Ce fut une
punition, une fessée bien douloureuse. Si, si, ne me dites pas le contraire.
Bien sûr, oui, il y a eu cet arbitre béninois qui a pourri la demi-finale de
football entre l'Equipe nationale (EN) et l'Egypte en Angola. Un pauvre type
dépassé dont il se dit, ici et là, que ce match lui a permis de préparer au
mieux ses vieux jours. Bien sûr, oui, il y a eu aussi l'habituel comportement
fécal d'une équipe égyptienne dont la valeur intrinsèque devrait pourtant lui
éviter de simuler et chicaner en permanence pour se mettre les arbitres dans la
poche. Mais tout cela n'empêche pas de reconnaître que ce fut une raclée, une «
tréha », qui restera certainement dans nos mémoires et qu'il faudra effacer un
jour ou l'autre. Sur un terrain de foot bien entendu et de manière pacifique.
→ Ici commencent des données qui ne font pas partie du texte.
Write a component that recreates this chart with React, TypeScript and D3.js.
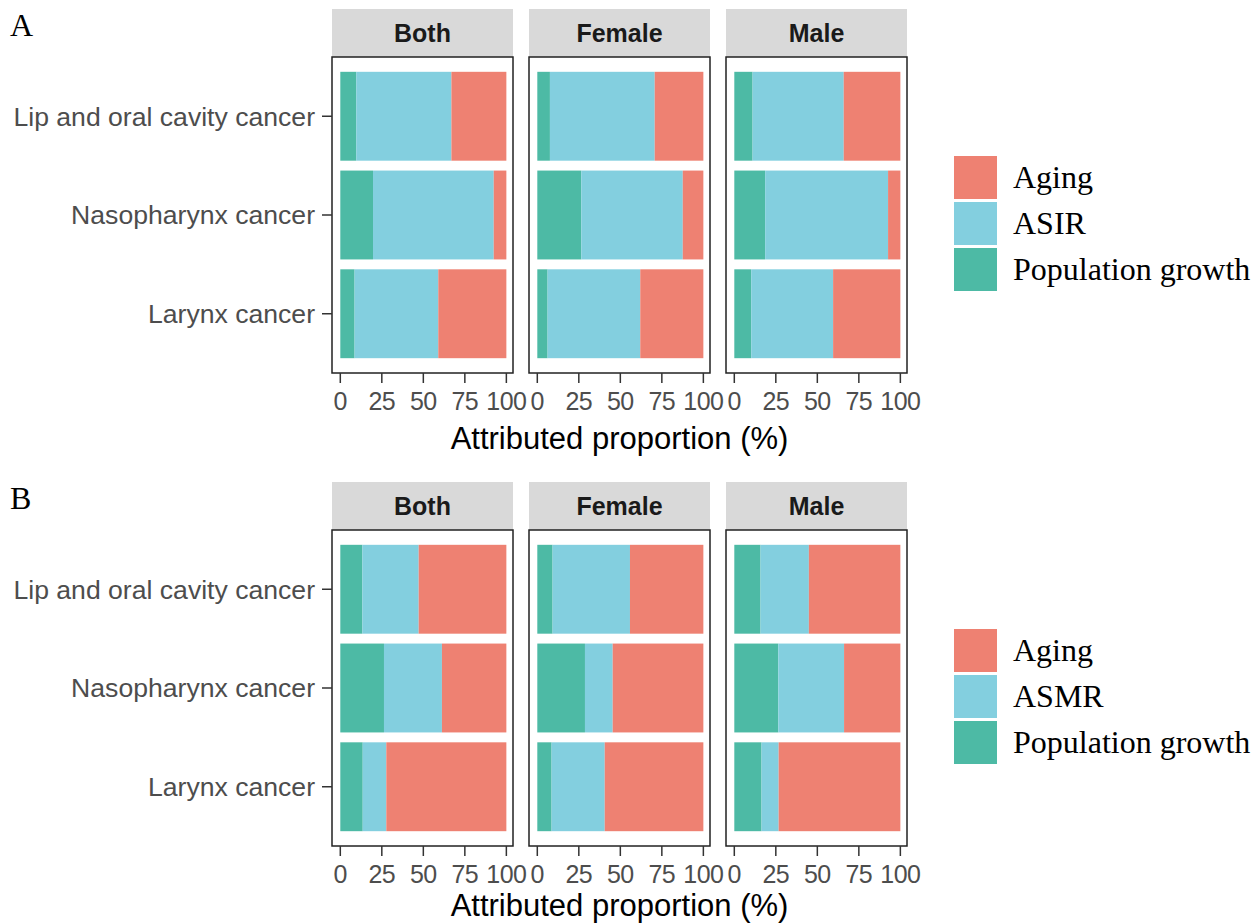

Mais ce n'est peut-être pas le plus important
car un enseignement inattendu est offert par cette campagne angolaise. Il y a
quelques mois, évoquant une possible élimination des Verts des éliminatoires de
la Coupe du
Monde, nous étions nombreux à craindre que la jeunesse algérienne, soudain
privée de rêve et d'exutoire, lasse de trop de frustrations et de désespérance,
ne mette le feu dans les rues du pays. Et cette crainte s'est répétée pour la Coupe d'Afrique des Nations
(CAN). C'était une erreur. Des émeutes viendront peut-être à l'automne
prochain, quelques semaines après l'extinction des dernières lumières en
Afrique du Sud, mais il n'en demeure pas moins que la déroute des Verts à Benguela
a eu d'autres conséquences.
J'avoue en effet avoir été complètement
surpris par les manifestations de joie qui ont suivi ce match perdu contre les
« Pharaons ». Je crois même que c'est la première fois que des joueurs de
football algériens sont accueillis en vainqueurs malgré la défaite.
Souvenez-vous de cette équipe de légende qui a battu la RFA et le Chili lors de la Coupe du Monde de 1982 et
qui est revenue au pays de manière quasi-clandestine, obligée d'atterrir à la
base militaire de Boufarik pour ne pas se faire lapider par un peuple
versatile.
Qu'est-ce qui a changé ? Les Algériens
sont-ils soudain devenus indulgents vis-à-vis de la défaite ? Faut-il alors
s'en inquiéter à l'heure où, dans le monde entier, il n'est question que de «
culture de la gagne », de performance et de dépassement de soi ? Pas si sûr car
cela n'a rien à voir. Il s'agit en fait d'une histoire d'amour. Une histoire
entre les Algériens et leur équipe et peut-être même entre Algériens tout
court. Une idylle née le 18 novembre dernier et que personne ne pouvait prédire
il y à peine un an. Vu de Paris, il y avait quelque chose de déroutant – et
d'émouvant - dans ces images de grappes humaines défilant dans les rues
d'Alger, d'Oran ou de Constantine et chantant « Khadra ‘azizti » malgré la
cuisante douleur infligée par quatre à zéro.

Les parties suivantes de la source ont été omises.